Monica, I really liked what you said about people noticing or finding interst in things if it has been talked about by Oprah on her show. Also, I actually here many people that everyone should get over slavery and the South issue with regards to Civil War. Some people are just plain ignorant but others mean it in a completely different way. I believe some people may be saying that we need not focus so much on the tragedies of the past, but instead look to the future and the possibilities that lie ahead. Of course no one can forget, or even expected to forget, but in order to move forward there has to be some sort of line drawn.
I also wanted to add that I really enjoy your blogs. They are always touch on interesting and important issues that many times we don't think of.
Monica Osborne
Thanks, anon. Yeah, I
Thanks, anon. Yeah, I suppose there's a fine line between a perpetual kind of remembering, and looking toward the future in an effort to move on toward other hopeful possibilities. I think you're also right about some people being ignorant (when they say that people should get over slavery and the Civil War) and others meaning it in a different way.

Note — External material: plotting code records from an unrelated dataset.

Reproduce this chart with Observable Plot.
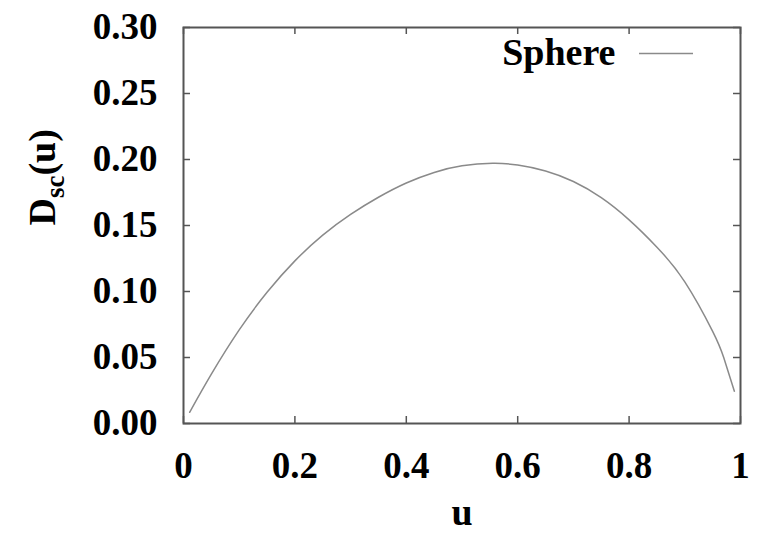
<!DOCTYPE html>
<html><head><meta charset="utf-8">
<script src="https://cdn.jsdelivr.net/npm/d3@7"></script>
<script src="https://cdn.jsdelivr.net/npm/@observablehq/plot@0.6"></script>
<style>body{margin:0;background:#fff}</style>
</head><body><div id="chart"></div>
<script>
const uValues = [0.011, 0.05, 0.10, 0.15, 0.20, 0.25, 0.30, 0.35, 0.40, 0.45, 0.50, 0.555, 0.60, 0.65, 0.70, 0.75, 0.80, 0.85, 0.90, 0.95, 0.97, 0.989];
const dValues = [0.0085, 0.0374, 0.0709, 0.0994, 0.1232, 0.1427, 0.1584, 0.1714, 0.1822, 0.1902, 0.1952, 0.1971, 0.1958, 0.1913, 0.1833, 0.1711, 0.1543, 0.1336, 0.1073, 0.0698, 0.0498, 0.0245];
const xTicks = [0, 0.2, 0.4, 0.6, 0.8, 1];
const xTickLabels = ["0", "0.2", "0.4", "0.6", "0.8", "1"];
const yTicks = [0, 0.05, 0.10, 0.15, 0.20, 0.25, 0.30];
const yTickLabels = ["0.00", "0.05", "0.10", "0.15", "0.20", "0.25", "0.30"];
const seriesName = "Sphere";
const xLabel = "u";
const yLabelMain = "D", yLabelSub = "sc", yLabelTail = "(u)";

const data = uValues.map((u, i) => ({u, d: dValues[i]}));
const W = 757, H = 533, mL = 183, mR = 17, mT = 27, mB = 110;
const plotH = H - mT - mB, plotW = W - mL - mR;
const tick = 7;
const lineColor = "#8a8a8a", frameColor = "#555";

const chart = Plot.plot({
  width: W, height: H,
  marginLeft: mL, marginRight: mR, marginTop: mT, marginBottom: mB,
  style: {fontFamily: "'Liberation Serif', 'Times New Roman', serif", fontSize: "37px", fontWeight: "bold", background: "#fff", color: "#000", overflow: "visible"},
  x: {domain: [0, 1]},
  y: {domain: [0, 0.3]},
  marks: [
    Plot.axisX(xTicks, {tickSize: 0, tickPadding: 28, tickFormat: d => xTickLabels[xTicks.indexOf(d)], label: null}),
    Plot.axisY(yTicks, {tickSize: 0, tickPadding: 26, tickFormat: d => yTickLabels[yTicks.indexOf(d)], label: null}),
    Plot.tickX(xTicks, {x: d => d, insetTop: plotH - tick, stroke: frameColor, strokeWidth: 1.5}),
    Plot.tickX(xTicks, {x: d => d, insetBottom: plotH - tick, stroke: frameColor, strokeWidth: 1.5}),
    Plot.tickY(yTicks, {y: d => d, insetRight: plotW - tick, stroke: frameColor, strokeWidth: 1.5}),
    Plot.tickY(yTicks, {y: d => d, insetLeft: plotW - tick, stroke: frameColor, strokeWidth: 1.5}),
    Plot.line(data, {x: "u", y: "d", curve: "natural", stroke: lineColor, strokeWidth: 1.5}),
    Plot.text([seriesName], {text: d => d, frameAnchor: "top-right", lineAnchor: "middle", dx: -125, dy: 25, textAnchor: "end", fontSize: 38}),
    Plot.ruleY([0.3], {y: d => d, dy: 26, insetLeft: 456, insetRight: 47, stroke: lineColor, strokeWidth: 1.5}),
    Plot.text([xLabel], {text: d => d, frameAnchor: "bottom", lineAnchor: "middle", dy: 89, fontSize: 38}),
    Plot.text([yLabelMain + yLabelSub + yLabelTail], {text: d => d, frameAnchor: "left", lineAnchor: "middle", dx: -141, rotate: -90, fontSize: 38}),
    Plot.frame({stroke: frameColor, strokeWidth: 2})
  ]
});
chart.querySelectorAll("text").forEach(t => {
  if (t.textContent === yLabelMain + yLabelSub + yLabelTail) {
    const ns = "http://www.w3.org/2000/svg";
    t.textContent = "";
    const a = document.createElementNS(ns, "tspan"); a.textContent = yLabelMain;
    const b = document.createElementNS(ns, "tspan"); b.textContent = yLabelSub;
    b.setAttribute("dy", "9"); b.setAttribute("font-size", "27");
    const c = document.createElementNS(ns, "tspan"); c.textContent = yLabelTail;
    c.setAttribute("dy", "-9");
    t.append(a, b, c);
  }
});
document.getElementById("chart").append(chart);
</script>
</body></html>
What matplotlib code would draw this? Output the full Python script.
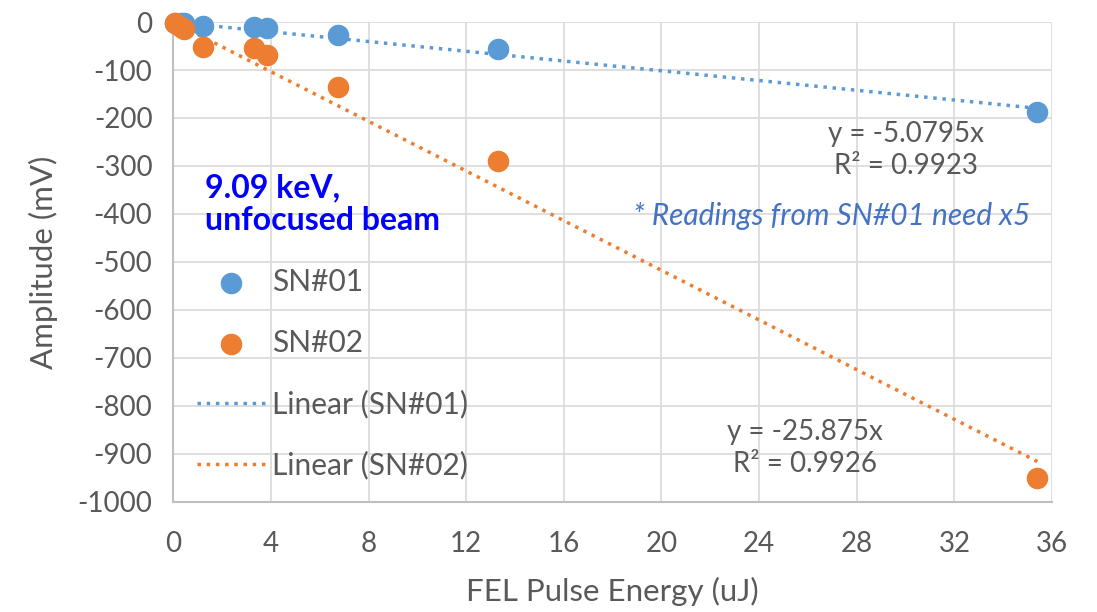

And I guess that's the part that always concerns me -- people who urge that the victimized party/group move on because of their own anti-Semitic or racist ideologies.
Anonymous
interesting
monica i love how you love to bash anon messages when the message is not agreeable to your thinking; however, you eat up the anon message when its saying something nice to you
grow up
Monica Osborne
Thanks for making me laugh,
Thanks for making me laugh, anonymous! See how I "eat up" your nasty comment with a smile.
Elisa
you should check out
aaron hamburger's excellent essay on holocaust lit ("a touch of evil") in the most recent issue of tin house. a wide-ranging and deep meditation on post-post-shoah lit.
Michael Nehora
The importance of reading carefully
To Anonymous May 02 11:27 am: It seems you misunderstood Monica's reply. She wasn't calling that commenter anti-Semitic or racist. Rather, she clearly agreed with her/his point that the "move on" sentiment isn't necessarily ill-intended; it depends on the context.
See?
Anonymous
Anonymous, why are you here?
I am a bit confused "anonymous" person. Why are you here? It seems as though you are just trying to start arguments or you have something against Monica...? You must have really never heard the saying, "If you don't have something nice to say, don't say anything at all."